I surely didn't say, that the deck was ready in 1452 ... that's something, what the traditional playing card research said and assumed. And I gave you a link to this question ..

http://trionfi.com/0/f/07/

.. which contradicts this issue and it gives the list with the original 14 trumps. The deck type with 5x14-structure didn't develop, as many other playing card deck forms didn't develop ... as for instance the Michelino deck with its 60 cards.
There's a document in Ferrara, which talks in 1457 about the production of 2 Trionfi decks with 70 cards ... it's plausible to say, that at this time the 5x14-form still existed, as 5x14 = 70.
http://trionfi.com/0/e/16/

The Pierpont-Morgan-Bergamo deck includes beside the cards painted by Bembo 6 other Trionfi cards, which are painted by a second painter and for this reason it might be assumed, that by a second operation the 5x14-deck was later expanded to a 4x14 + 20 deck by the work of a second painter (just adding six cards). We see, that there are arguments to assume, that this happened possibly in 1465.

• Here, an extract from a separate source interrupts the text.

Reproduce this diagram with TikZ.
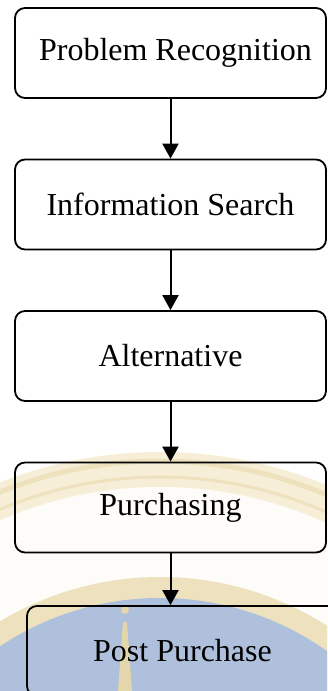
\documentclass[tikz,border=0pt]{standalone}
\usepackage{fontspec}
\setmainfont{Liberation Serif}
\usetikzlibrary{arrows.meta}

\definecolor{sealgold}{RGB}{246,238,214}
\definecolor{sealring}{RGB}{238,226,190}
\definecolor{sealblue}{RGB}{174,192,220}
\definecolor{sealtorch}{RGB}{226,214,170}

\begin{document}
\begin{tikzpicture}[x=1pt,y=-1pt,->,>={Triangle[width=16pt,length=15pt]},
                    node distance=151.5pt]
  \tikzstyle{stage}=[draw,rounded corners=10pt,minimum width=311pt,minimum height=90pt,
                     line width=1.8pt,text=black,font=\fontsize{32}{38}\selectfont]
  \tikzstyle{every edge}=[draw,line width=2pt]
  \useasboundingbox (0,0) rectangle (327,691);

  % faint seal in the background
  \begin{scope}[-]
    \clip (0,0) rectangle (327,691);
    \fill[sealgold] (160,887) circle (435pt);
    \draw[sealring,line width=5pt] (160,887) circle (426pt);
    \draw[sealring,line width=3pt] (160,887) circle (410pt);
    \fill[white!85!sealgold] (160,887) circle (400pt);
    \fill[sealring] (160,887) circle (310pt);
    \fill[sealblue] (160,887) circle (289pt);
    \fill[sealtorch] (125,610) circle (4pt);
    \fill[sealtorch] (123,622) -- (127,622) -- (132,691) -- (118,691) -- cycle;
  \end{scope}

  \node[stage] (A) at (170.5,53)  {\hspace{10pt}Problem Recognition};
  \node[stage] (B) [below of=A]   {Information Search};
  \node[stage] (C) [below of=B]   {Alternative};
  \node[stage] (D) [below of=C]   {Purchasing};
  \node[stage] (E) [below of=D, node distance=143.5pt, xshift=12pt] {Post Purchase};

  \path (A) edge (B)
        (B) edge (C)
        (C) edge (D)
        (D.south) edge (D.south |- E.north);
\end{tikzpicture}
\end{document}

The development to the final form with 4x14+22 happened ... according current research from Trionfi.com's side ... at a latest possible date in January 1487, which we take as the production date of the Boiardo Tarocchi poem ... the poem is the first written sure evidence, that the standard Tarot deck form really existed (in its iconographical filling the Boiardo deck differs in suits and trumps, it is totally different).
http://trionfi.com/0/h/

However, it might be suggested, that Boiardo was not the first with 22 special cards ... there are reasons to assume, that the Milanese Trionfi decks reached the state of 4x14+22 cards in 1468 (still without devil and tower) and appeared in the later standard form (with devil and tower) in 1477. However, this are still only estimations and confirmations are still missing.